We also asked if our faculty have heard any ghost stories relating to Darlington and our campus:

“Not sure I really believe in ghosts, but working late one night alone in Sydenham Hall, I had the strangest sensation that I wasn’t alone. The movement down the hall from my office startled me and when I called out, no one was there. I got a cold chill and quickly decided that whatever I was working on could wait until tomorrow.” – Vicki Vincent  

“Apparently, many, many years ago, a student committed suicide on the third floor of Sydenham Hall and his ghost still visits at night. I have been in that building alone at night and heard the thumps coming from the third floor.” – Jan Harrison

“There are stories from students and staff who have lived in the oldest of the girls’ dorms at Darlington.
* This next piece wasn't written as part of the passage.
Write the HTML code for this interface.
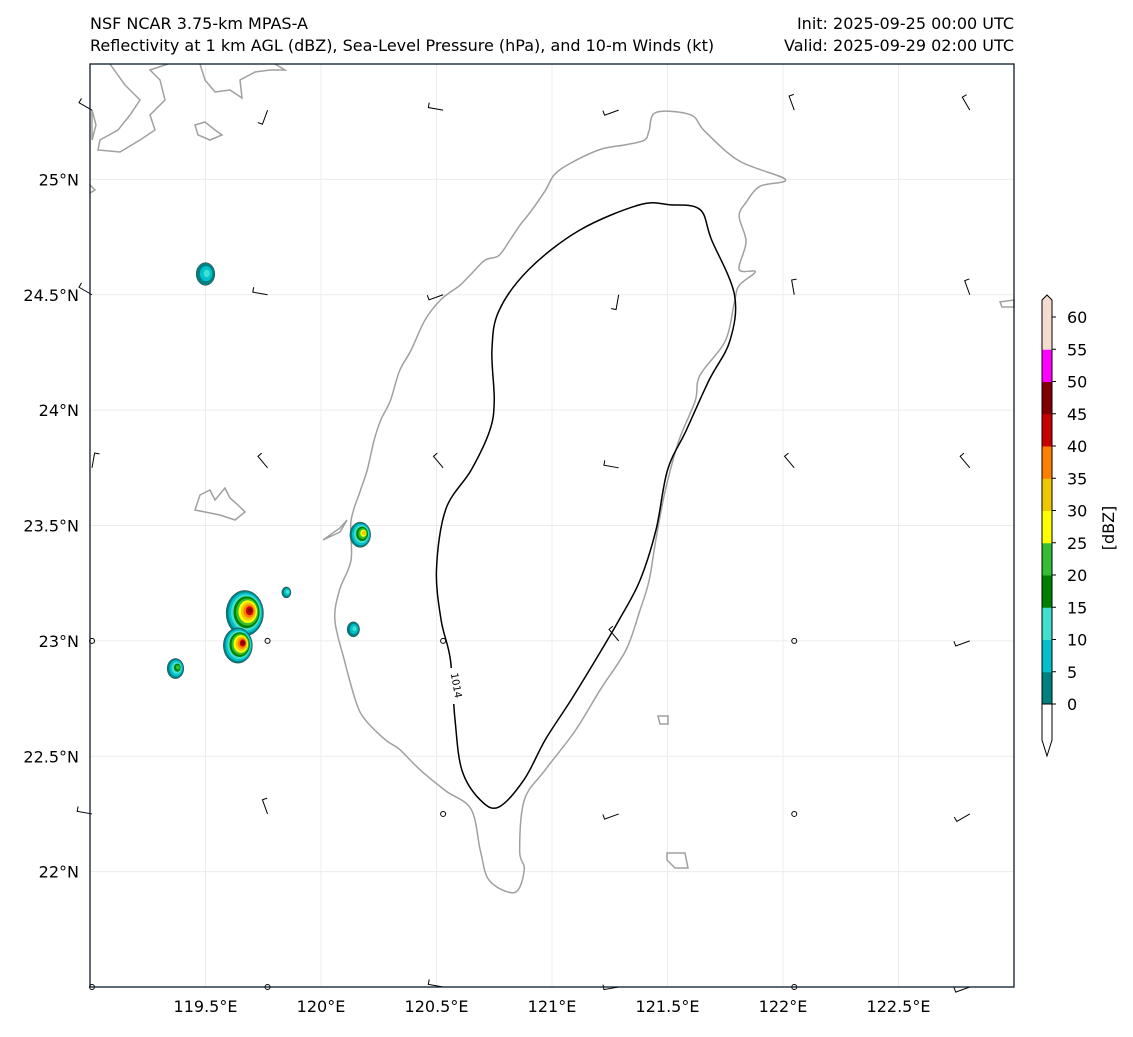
<!DOCTYPE html>
<html><head><meta charset="utf-8"><style>
body{margin:0;background:#fff;}
svg{font-family:"DejaVu Sans","Liberation Sans",sans-serif;}
</style></head><body>
<svg id="s" width="1133" height="1032" viewBox="0 0 1133 1032" xmlns="http://www.w3.org/2000/svg">
<text x="90" y="29" font-size="16">NSF NCAR 3.75-km MPAS-A</text>
<text x="90" y="51" font-size="16">Reflectivity at 1 km AGL (dBZ), Sea-Level Pressure (hPa), and 10-m Winds (kt)</text>
<text x="1014" y="29" font-size="16" text-anchor="end">Init: 2025-09-25 00:00 UTC</text>
<text x="1014" y="51" font-size="16" text-anchor="end">Valid: 2025-09-29 02:00 UTC</text>
<g id="grid"></g>
<g id="land"></g>
<g id="refl"></g>
<g id="slp"></g>
<g id="barbs"></g>
<rect x="90" y="64" width="924" height="923" fill="none" stroke="#0a1a2a" stroke-width="1.3"/>
<g id="axes"></g>
<g id="cbar"></g>
</svg>
<script>
const NS="http://www.w3.org/2000/svg";
const lonTicks=[119.5,120,120.5,121,121.5,122,122.5];
const lonLabels=["119.5°E","120°E","120.5°E","121°E","121.5°E","122°E","122.5°E"];
const latTicks=[25,24.5,24,23.5,23,22.5,22];
const latLabels=["25°N","24.5°N","24°N","23.5°N","23°N","22.5°N","22°N"];
const taiwanLon=[121.45,121.60,121.66,121.81,122.01,121.90,121.84,121.81,121.84,121.81,121.88,121.81,121.79,121.75,121.64,121.62,121.55,121.49,121.45,121.42,121.38,121.32,121.21,121.10,120.97,120.88,120.86,120.88,120.84,120.73,120.69,120.65,120.54,120.43,120.34,120.28,120.19,120.15,120.10,120.06,120.08,120.13,120.13,120.17,120.20,120.23,120.26,120.30,120.34,120.39,120.45,120.52,120.60,120.65,120.71,120.77,120.82,120.86,120.90,120.97,121.01,121.08,121.21,121.32,121.40,121.42];
const taiwanLat=[25.29,25.28,25.21,25.08,25.00,24.97,24.90,24.84,24.73,24.61,24.60,24.54,24.47,24.30,24.15,24.04,23.87,23.65,23.44,23.26,23.13,22.96,22.79,22.61,22.44,22.31,22.09,22.01,21.91,21.96,22.09,22.27,22.35,22.44,22.53,22.57,22.66,22.74,22.92,23.09,23.22,23.35,23.52,23.65,23.74,23.87,23.96,24.04,24.17,24.26,24.39,24.48,24.54,24.59,24.65,24.67,24.74,24.80,24.85,24.95,25.02,25.07,25.13,25.15,25.17,25.21];
const slpLon=[121.51,121.64,121.69,121.79,121.77,121.68,121.58,121.50,121.45,121.38,121.29,121.19,121.08,120.97,120.88,120.77,120.69,120.61,120.58,120.56,120.52,120.50,120.54,120.65,120.73,120.75,120.74,120.77,120.90,121.12,121.38];
const slpLat=[24.89,24.87,24.74,24.50,24.30,24.13,23.91,23.74,23.48,23.26,23.09,22.92,22.74,22.57,22.40,22.28,22.31,22.44,22.66,22.92,23.09,23.31,23.57,23.74,23.91,24.04,24.26,24.43,24.61,24.78,24.89];
const cellLon=[119.67,119.64,119.37,120.17,120.14,119.50,119.85];
const cellLat=[23.12,22.98,22.88,23.46,23.05,24.59,23.21];
const cellMax=[45,45,20,30,10,10,10];
const cellSize=[0.09,0.07,0.04,0.05,0.03,0.045,0.022];
const barbLon=[119.0,119.76,120.52,121.28,122.04,122.8];
const barbLat=[25.3,24.5,23.75,23.0,22.25,21.5];
const barbDir=[[300,200,280,250,340,330],[300,280,250,190,350,340],[10,320,320,280,320,320],[0,0,0,320,0,250],[280,340,0,250,0,240],[0,0,280,260,0,250]];
const levels=[0,5,10,15,20,25,30,35,40,45,50,55,60];
const colors=["#008080","#00c0cc","#40e0d0","#008000","#32c032","#ffff00","#f0c800","#ff8000","#c80000","#800000","#ff00ff","#f5dcd0"];
const X=lon=>90+(lon-119)*231, Y=lat=>64+(25.5-lat)*230.75;
function el(t,a,p){const e=document.createElementNS(NS,t);for(const k in a)e.setAttribute(k,a[k]);(p||document.getElementById('s')).appendChild(e);return e;}
const grid=document.getElementById('grid'),axes=document.getElementById('axes');
lonTicks.forEach((v,i)=>{const l=el('line',{x1:X(v),x2:X(v),y1:64,y2:987,stroke:"#ececec","stroke-width":1},grid);


const t=el('text',{x:X(v),y:1012,"font-size":16,"text-anchor":"middle"},axes);t.textContent=lonLabels[i];

});
latTicks.forEach((v,i)=>{const l=el('line',{x1:90,x2:1014,y1:Y(v),y2:Y(v),stroke:"#ececec","stroke-width":1},grid);


const t=el('text',{x:79,y:Y(v)+6,"font-size":16,"text-anchor":"end"},axes);t.textContent=latLabels[i];

});
function smooth(xs,ys,closed){const n=xs.length;let d=`M${xs[0]},${ys[0]}`;const g=i=>closed?(i+n)%n:Math.max(0,Math.min(n-1,i));
for(let i=0;i<(closed?n:n-1);i++){const p0=g(i-1),p1=g(i),p2=g(i+1),p3=g(i+2);
d+=`C${xs[p1]+(xs[p2]-xs[p0])/6},${ys[p1]+(ys[p2]-ys[p0])/6} ${xs[p2]-(xs[p3]-xs[p1])/6},${ys[p2]-(ys[p3]-ys[p1])/6} ${xs[p2]},${ys[p2]}`;}
return d+(closed?"Z":"");}
const land=document.getElementById('land');
const tw=el('path',{d:smooth(taiwanLon.map(X),taiwanLat.map(Y),true),fill:"none",stroke:"#a0a0a0","stroke-width":1.5},land);


const isl=["M195,510 L200,495 L210,490 L215,500 L225,488 L230,498 L238,505 L245,512 L235,520 L220,515 L205,512 Z",
"M323,540 L340,528 L347,520 L340,532 Z","M658,716 L668,716 L668,724 L660,724 Z","M667,853 L685,853 L688,868 L675,868 L667,860 Z",
"M1000,302 L1014,300 L1014,307 L1002,307 Z","M92,110 L96,125 L92,140 Z",
"M110,64 L125,85 L140,100 L130,115 L118,130 L100,140 L98,150 L120,152 L140,140 L155,130 L150,115 L165,100 L160,80 L150,70 L168,64",
"M195,125 L205,122 L215,130 L222,135 L210,140 L198,135 Z","M200,64 L205,80 L215,92 L230,90 L242,98 L240,80 L255,72 L270,70 L285,70 L275,64",
"M90,185 L95,190 L90,193"];
isl.forEach(d=>{const p=el('path',{d:d,fill:"none",stroke:"#a0a0a0","stroke-width":1.5},land);

});
const refl=document.getElementById('refl');
cellLon.forEach((lo,i)=>{const nLev=Math.floor(cellMax[i]/5)+1;for(let k=0;k<nLev&&k<colors.length;k++){const f=1-k/nLev;
const rx=cellSize[i]*231*f*0.9,ry=cellSize[i]*230*f*1.1;
const e=el('ellipse',{cx:X(lo)+k*0.6,cy:Y(cellLat[i])-k*0.3,rx:Math.max(rx,2),ry:Math.max(ry,2),fill:colors[k],stroke:k==0?"#444":"none","stroke-width":0.5},refl);

}});
const slp=document.getElementById('slp');
const c=el('path',{d:smooth(slpLon.map(X),slpLat.map(Y),true),fill:"none",stroke:"#000","stroke-width":1.5},slp);


const bg=el('rect',{x:448,y:668,width:14,height:36,fill:"#fff"},slp);


const lt=el('text',{x:0,y:0,"font-size":10,"text-anchor":"middle",transform:"translate(453,686) rotate(80)"},slp);lt.textContent="1014";


const barbs=document.getElementById('barbs');
barbLat.forEach((la,r)=>barbLon.forEach((lo,ci)=>{const x=X(lo)+2,y=Y(la),dir=barbDir[r][ci];
if(dir===0){const o=el('circle',{cx:x,cy:y,r:2.5,fill:"none",stroke:"#000","stroke-width":1},barbs);

return;}
const a=dir*Math.PI/180,L=15,ex=x+L*Math.sin(a),ey=y-L*Math.cos(a);
const g=el('path',{d:`M${x},${y}L${ex},${ey}L${ex+5*Math.cos(a)},${ey+5*Math.sin(a)}`,fill:"none",stroke:"#000","stroke-width":1},barbs);

}));
const cb=document.getElementById('cbar');const cbTop=317,step=(704-317)/12,cx=1042,w=10;
colors.forEach((col,i)=>{const r=el('rect',{x:cx,y:704-(i+1)*step,width:w,height:step+0.5,fill:col},cb);

});
const lo=el('path',{d:`M${cx},704 L${cx+w},704 L${cx+w},740 L${cx+w/2},756 L${cx},740 Z`,fill:"#fff",stroke:"#000","stroke-width":1},cb);


const hi=el('path',{d:`M${cx},${cbTop} L${cx},300 L${cx+w/2},295 L${cx+w},300 L${cx+w},${cbTop} Z`,fill:colors[11],stroke:"none"},cb);


const ob=el('path',{d:`M${cx},704 L${cx},300 L${cx+w/2},295 L${cx+w},300 L${cx+w},704`,fill:"none",stroke:"#000","stroke-width":1},cb);


levels.forEach((v,i)=>{const y=704-i*step;const tk=el('line',{x1:cx+w,x2:cx+w+4,y1:y,y2:y,stroke:"#000"},cb);


const t=el('text',{x:1067,y:y+6,"font-size":16},cb);t.textContent=v;

});
const cl=el('text',{x:0,y:0,"font-size":16,"text-anchor":"middle",transform:"translate(1114,528) rotate(-90)"},cb);cl.textContent="[dBZ]";


</script>
</body></html>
In the past, ‘Maggie the Ghost’ has spoken to staff children and things have gotten bumped in the night in past school years. One staff mother many years ago actually says she saw the ghost talking to her son.” – Chris Allen

“Thornwood, the old, white house at the old lower school, was built by Alfred Shorter and Martha Harper Baldwin in the 1850’s. Well, the Civil War broke out and the Union used this house as a hospital (it wasn’t burned by Sherman’s march through the South). After moving away for refuge following the war, the Shorters moved back into the house to go on with their lives. Since Martha couldn’t provide any children, they took in their nephew, Charles Harper, and their niece, Martha Harper. One stormy night, Martha Harper, was awoken by a sound coming from the attic of the old, creaking house. She climbed three of the staircases in candlelight, towards the attic. There was nothing in the main attic, but she noticed a little door off to the side in the midnight darkness. She opened the door and raised her candle to find dead, Union soldiers lying on the wooden floor covered in blood. They were either forgotten or abandoned after the war. Martha dropped the candle, unable to scream or breathe, and sprinted through the attic. As she ran down the attic steps, she slipped and fell over the railing, falling three floors all the way into a chandelier; her neck instantly snapped. Her death was silent, but still painful and horrible. Her family did not find her body until the morning where it was still swinging on the chandelier. Multiple encounters have come up between other buyers, Thornwood School students, and teachers at Darlington Lower School. Whether the encounters be Martha, or one of the many soldiers who died in that house, is unknown.” – Tommy Atha

There seems to be a lot of versions of that Martha story. Some people say that the little girl heard her father coming home from the war, and got excited, causing her to fall over the balcony. Others say that she got mad at her father for not allowing her to date and fell down the stairs. Either way, it’s still scary to think about.

We hope you enjoyed our collection of scary, not-so-scary, and funny ghost stories. Also a thanks for those did send in any ghost stories, we enjoyed reading them all. Please feel free to share with your friends and family about these ghost stories and at late night bonfires.